Les discours courent au demeurant un autre risque à force de ne pas prendre en compte le résultat final pour les ménages et à force d'être multiples : la suspicion de corporatisme. Les HLM s'expriment ? C'est forcément avec l'arrière-pensée de capter les faveurs des politiques pour le seul logement social. La Fédération des promoteurs ? C'est pour que le neuf soit favorisé par rapport à la rénovation du patrimoine existant. La FNAIM ? Pour que l'ancien truste les aides. Dans le meilleur des cas, à moins que ce ne soit le pire, les candidats disent ici ce qu'on veut qu'ils disent, et là profèrent un autre message, plus convenable pour l'assistance du moment. Le corporatisme induit le clientélisme. Ne peut-on même regretter que certains grands lobbies de sensibilité de gauche n'invitent pas les représentants de l'extrême droite, alors que tous les sondages d'opinion les créditent d'un tiers des intentions de vote en cumulé, parce qu'ils incarneraient des idéaux politiques nauséabonds ? Ne leur donne-t-on pas indirectement une tribune facile en leur intentant un procès a priori ? L'inverse est vrai : les candidats d'extrême gauche, acquis à l'idée de l'encadrement des loyers et du rétablissement de l'ISF, ne sont pas toujours bienvenus auprès des lobbies libéraux.

D'autre part, la communauté immobilière pèche encore souvent par absence de propositions. Les critiques sont formulées, pour la plupart légitimement, avec une bonne appréciation des préjudices, mais les idées fortes et innovantes sont rares. Le manque de cohésion entre les acteurs en est cause, les propositions ne font pas système et une politique du logement doit être une et indivisible. Elle ne peut être l'addition de politiques infra-sectorielles sans synthèse possible. Enfin, depuis deux ans, les déclarations dominantes des professionnels immobiliers sont flamboyantes. Elles expliquent la résilience du logement à toutes les crises, elles mettent en avant le nombre record de transactions en pleine pandémie, elles claironnent sur l'augmentation ininterrompue des prix, avec même l'apparition de hausses puissantes là où les valeurs stagnaient, villes moyennes et communes rurales, et elles soutiennent que le mouvement ne s'interrompra pas. Bref, la grande santé, au point de faire oublier le chaos de la construction et tous les autres maux.
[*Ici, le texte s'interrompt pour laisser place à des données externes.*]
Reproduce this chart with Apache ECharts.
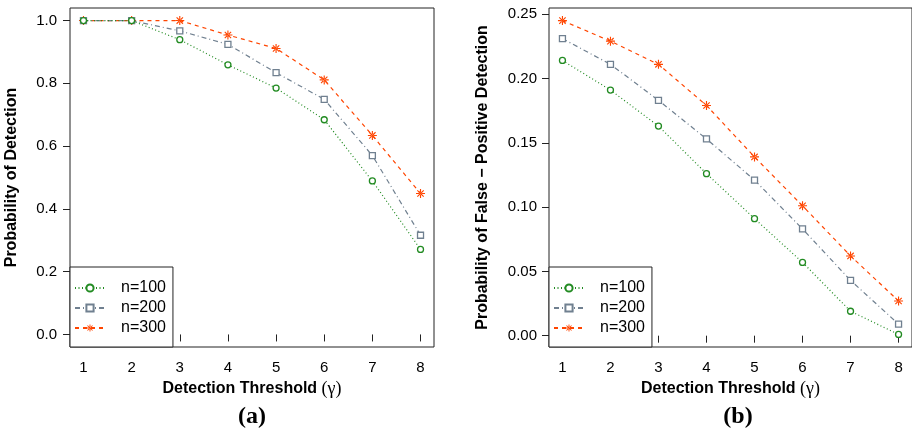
<!DOCTYPE html>
<html><head><meta charset="utf-8">
<script src="https://cdn.jsdelivr.net/npm/echarts@6/dist/echarts.min.js"></script>
<style>html,body{margin:0;padding:0;background:#fff}#chart{width:912px;height:429px}</style>
</head><body><div id="chart"></div>
<script>
// detection threshold on the x axis of both panels
var thresholds = [1, 2, 3, 4, 5, 6, 7, 8]
// (a) probability of detection
var detect100 = [1.0, 1.0, 0.939, 0.859, 0.785, 0.684, 0.489, 0.271]
var detect200 = [1.0, 1.0, 0.967, 0.924, 0.834, 0.749, 0.570, 0.316]
var detect300 = [1.0, 1.0, 1.0, 0.954, 0.911, 0.811, 0.634, 0.449]
// (b) probability of false-positive detection
var false100 = [0.214, 0.191, 0.163, 0.126, 0.091, 0.057, 0.019, 0.001]
var false200 = [0.231, 0.211, 0.183, 0.153, 0.121, 0.083, 0.043, 0.009]
var false300 = [0.245, 0.229, 0.211, 0.179, 0.139, 0.101, 0.062, 0.027]
var names = ["n=100", "n=200", "n=300"]
var yTicksA = [0, 0.2, 0.4, 0.6, 0.8, 1.0]
var yTicksB = [0, 0.05, 0.1, 0.15, 0.2, 0.25]

var sans = '"Liberation Sans", Arial, sans-serif', serif = '"Liberation Serif", "Times New Roman", serif'
var asterisk = "path://M-1,-8L1,-8L1,8L-1,8Z M-8,-1L8,-1L8,1L-8,1Z M-4.95,-6.37L6.37,4.95L4.95,6.37L-6.37,-4.95Z M-4.95,6.37L6.37,-4.95L4.95,-6.37L-6.37,4.95Z"
var looks = [
	{color: "#228b22", dash: [1, 2.5], symbol: "circle", size: 6, fill: "#fff", bw: 1.3},
	{color: "#708090", dash: [5, 3, 1, 3], symbol: "rect", size: 6, fill: "#fff", bw: 1.3},
	{color: "#ff4500", dash: [4, 4], symbol: asterisk, size: 9, fill: "#ff4500", bw: 0},
]

function series(idx, list) { return list.map(function(values, i) { var l = looks[i]
	return {type: "line", name: names[i], xAxisIndex: idx, yAxisIndex: idx, z: 3-i,
		data: thresholds.map(function(x, j) { return [x, values[j]] }),
		symbol: l.symbol, symbolSize: l.size, showSymbol: true,
		lineStyle: {color: l.color, width: 1.2, type: l.dash},
		itemStyle: {color: l.fill, borderColor: l.color, borderWidth: l.bw},
	}
}) }
function xAxis(idx) { return {type: "value", gridIndex: idx, min: 0.72, max: 8.28,
	name: "Detection Threshold {g|(γ)}", nameLocation: "middle", nameGap: 33,
	nameTextStyle: {fontFamily: sans, fontWeight: "bold", fontSize: 16, color: "#000", rich: {g: {fontFamily: serif, fontSize: 18, fontWeight: "normal", color: "#000"}}},
	axisLine: {show: false}, splitLine: {show: false},
	axisTick: {show: true, length: 7, customValues: thresholds, lineStyle: {color: "#222"}},
	axisLabel: {customValues: thresholds, margin: 13, fontFamily: sans, fontSize: 15, color: "#000"},
} }
function yAxis(idx, min, max, ticks, digits, title, gap, margin) { return {type: "value", gridIndex: idx, min: min, max: max,
	name: title, nameLocation: "middle", nameGap: gap, nameRotate: 90,
	nameTextStyle: {fontFamily: sans, fontWeight: "bold", fontSize: 16, color: "#000"},
	axisLine: {show: false}, splitLine: {show: false},
	axisTick: {show: true, length: 7, customValues: ticks, lineStyle: {color: "#222"}},
	axisLabel: {customValues: ticks, margin: margin, fontFamily: sans, fontSize: 15, color: "#000", formatter: function(v) { return v.toFixed(digits) }},
} }
function legend(left) { return {left: left, top: 267, orient: "vertical", selectedMode: false, data: names,
	backgroundColor: "#fff", borderColor: "#222", borderWidth: 1, borderRadius: 0, padding: [13, 7, 11, 4],
	itemWidth: 30, itemHeight: 9, itemGap: 4,
	textStyle: {fontFamily: sans, fontSize: 16, color: "#000", lineHeight: 16, padding: [0, 0, 0, 11]},
} }

var chart = echarts.init(document.getElementById("chart"), null, {renderer: "canvas"})
chart.setOption({animation: false, backgroundColor: "#fff",
	grid: [
		{left: 70, top: 8, width: 364, height: 339, show: true, borderColor: "#222", borderWidth: 1, backgroundColor: "#fff"},
		{left: 549, top: 8, width: 364, height: 339, show: true, borderColor: "#222", borderWidth: 1, backgroundColor: "#fff"},
	],
	xAxis: [xAxis(0), xAxis(1)],
	yAxis: [
		yAxis(0, -0.04, 1.04, yTicksA, 1, "Probability of Detection", 50, 13),
		yAxis(1, -0.0088, 0.2548, yTicksB, 2, "Probability of False \u2212 Positive Detection", 58, 12),
	],
	legend: [legend(70), legend(549)],
	series: series(0, [detect100, detect200, detect300]).concat(series(1, [false100, false200, false300])),
	graphic: [
		{type: "text", x: 252, y: 417, style: {text: "(a)", align: "center", verticalAlign: "middle", font: "bold 24px " + serif, fill: "#000"}},
		{type: "text", x: 738, y: 417, style: {text: "(b)", align: "center", verticalAlign: "middle", font: "bold 24px " + serif, fill: "#000"}},
	],
})
</script></body></html>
Comment les politiques les moins avisés de logement comprendraient-ils que l'immobilier mérite tous les égards ? Il marche à plein. Les médecins ne s'attardent pas sur les bien portants. L'immobilier s'expose davantage dans ce contexte à une sur fiscalisation qu'à un afflux d'aides ou à une considération marquée...

On le voit, les causes du faible intérêt pour le logement de la part des candidats à l'élection suprême sont nombreuses et il n'est que temps d'y remédier. Sans cela, dans cinq ans encore, l'habitat des Français ne mobilisera pas plus ni les consciences des futurs élus, ni leurs énergies, ni les politiques publiques dessinées et mises en oeuvre.